No Time to Lose

“No Time to Lose” was the title of this past weekend’s teachings by Pema Chodron. It is a talk based on a portion of her book No Time to Lose which contemplates The Way of the Bodhisattva by Shantideva. The chapter she dealt with was called Patience, which is an argument against anger. I got a lot out of the weekend, and found it personally rewarding. I also found that some of the teachings I got from it were front and center in my mind, and I was working to meditate and practice despite irritants.

The chapter that we were lead through was called Patience, and really, was an argument against anger and hatred. The schedule of the event were from 7-10 on Friday, 9-12:15 and 2-5:30 on Saturday, and 2-12:30 on Sunday. Before Ani Pema’s 2 hour long talks, there was a lesson in meditation by Karl Brunnholzl, and then some gentle stretching with local yoga teachers. Additionally, there was a request after the first night for silence to be kept in the theatre space, and “functional talking” only in the halls outside the theatre.

I found that I experienced what is called “bourgeois suffering,” that is, suffering that has nothing to do with actual suffering. During the weekend, I had the opportunity to reflect and learn how some things irritate me, and what those moments can teach me.

That being said, I’m still bewildered and a bit annoyed by a few things! For further contemplation, here’s the list. The first thing is the people who came in late, and left early. Some people seemed only interested in seeing Pema Chodron speak, but not interested in the other parts of the program, which I felt were opportunities to practice what she was teaching. They would come into the theatre late, and as soon as Pema was finished with her talk, they would get up, ignoring any announcements (or at the end, gratitude for the people who helped put on the event.) Then there was the people who would talk in the theatre, and chit-chat in the halls outside, ignoring the request for silence and functional speech.

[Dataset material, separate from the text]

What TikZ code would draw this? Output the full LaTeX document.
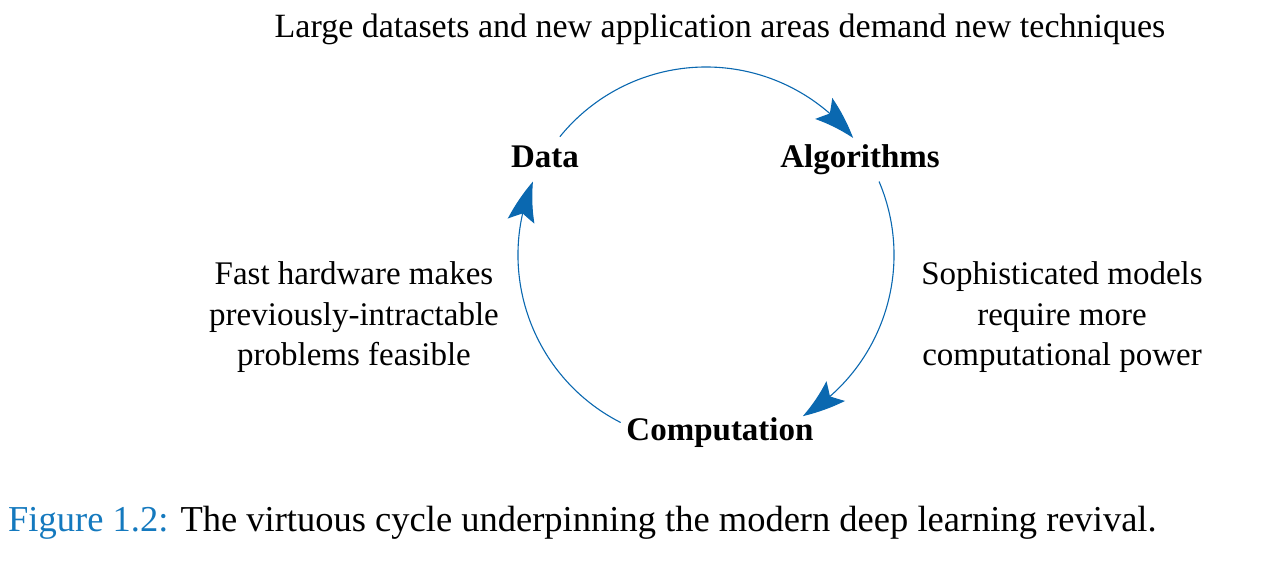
\documentclass[tikz,border=0pt]{standalone}
\usepackage{fontspec}
\setmainfont{Liberation Serif}
\usetikzlibrary{arrows.meta,calc,bending}
\definecolor{cycblue}{HTML}{0A68B0}
\definecolor{figblue}{HTML}{1479BE}
\tikzset{
  lbl/.style={font=\fontsize{33}{40.5}\selectfont, inner sep=0pt, anchor=base, align=center},
  hub/.style={font=\fontsize{33}{40.5}\selectfont\bfseries, inner sep=0pt, anchor=base},
  cyc/.style={draw=cycblue, line width=1.1pt,
    -{Stealth[length=42pt,width=27pt,inset=8pt,bend]}, fill=none},
}
\begin{document}
\begin{tikzpicture}[x=1pt,y=1pt]
\useasboundingbox (0,0) rectangle (1265,581);
\coordinate (C) at (706,326);
% labels
\node[lbl, font=\fontsize{34}{40.5}\selectfont] (top) at (720,581-38) {Large datasets and new application areas demand new techniques};
\node[hub] (data) at (545,581-168) {Data};
\node[hub] (alg) at (860,581-168) {Algorithms};
\node[hub] (comp) at (720,581-441) {Computation};
\node[lbl] (left) at (354,581-366) {Fast hardware makes\\previously-intractable\\problems feasible};
\node[lbl] (right) at (1062,581-366) {Sophisticated models\\require more\\computational power};
\node[lbl, font=\fontsize{36.5}{40.5}\selectfont, anchor=base west, align=left] (cap) at (8,581-531) {\textcolor{figblue}{Figure 1.2:} The virtuous cycle underpinning the modern deep learning revival.};
% cycle arcs
\coordinate (s1) at ($(C)+(141:188)$);
\coordinate (s2) at ($(C)+(23:188)$);
\coordinate (s3) at ($(C)+(243:188)$);
\draw[cyc] (s1) arc[start angle=141, end angle=38.5, radius=188];
\draw[cyc] (s2) arc[start angle=23, end angle=-59, radius=188];
\draw[cyc] (s3) arc[start angle=243, end angle=157, radius=188];
\end{tikzpicture}
\end{document}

When I drive past my own annoyance (which I know is like a child, stamping feet, knowing how to do what is right, but getting angry because other people aren’t minding the rules, and why should I, etc.?!) I realize that for some people, being present for the full weekend was hard, and for the talkers, being silent was incredibly hard. What I initially dismiss is the challenge to them – that maybe they WERE trying to be there as long as they could or WERE trying to observe silence and functional speech only. Truly, these people were in the minority – and out of 1200 people, these were the few who found it most difficult to participate fully in the program (designed by Pema Chodron, even if not led by her).

My “bourgeois suffering” gave me a great opportunity to see where I still need to do some work. I’ve had a rough couple months, and have had rough times in the past. This weekend called into focus my attachment to outcomes and rule-following. I like following reasonable rules, especially when I can see that the outcome makes following the rules worth it. Likewise, in my jobs, I’ve always tried to follow the rules, doing things exactly – or better – than expected, and all for the goal of excellent customer service, organization, wellness, community safety, personal growth in another, etc. I’ve ended up exhausted in every vocation that I’ve tried (and now find myself a bit exhausted in volunteer work!) because of my frustration that the outcomes I’ve worked so hard for, are not being achieved the way I hoped.

I found the weekend event to be a rich opportunity to learn and practice mindfulness. To watch how my mind works, and be aware of the twist and turns. I have work to do, but I also got to acknowledge that I’ve come a long way since February. Part of the reason I’ve been able to has been because of what I’ve learned from meditation, from experiencing and watching my emotions without judging, staying in the moment, and letting the moment pass instead of wrestling it to the ground.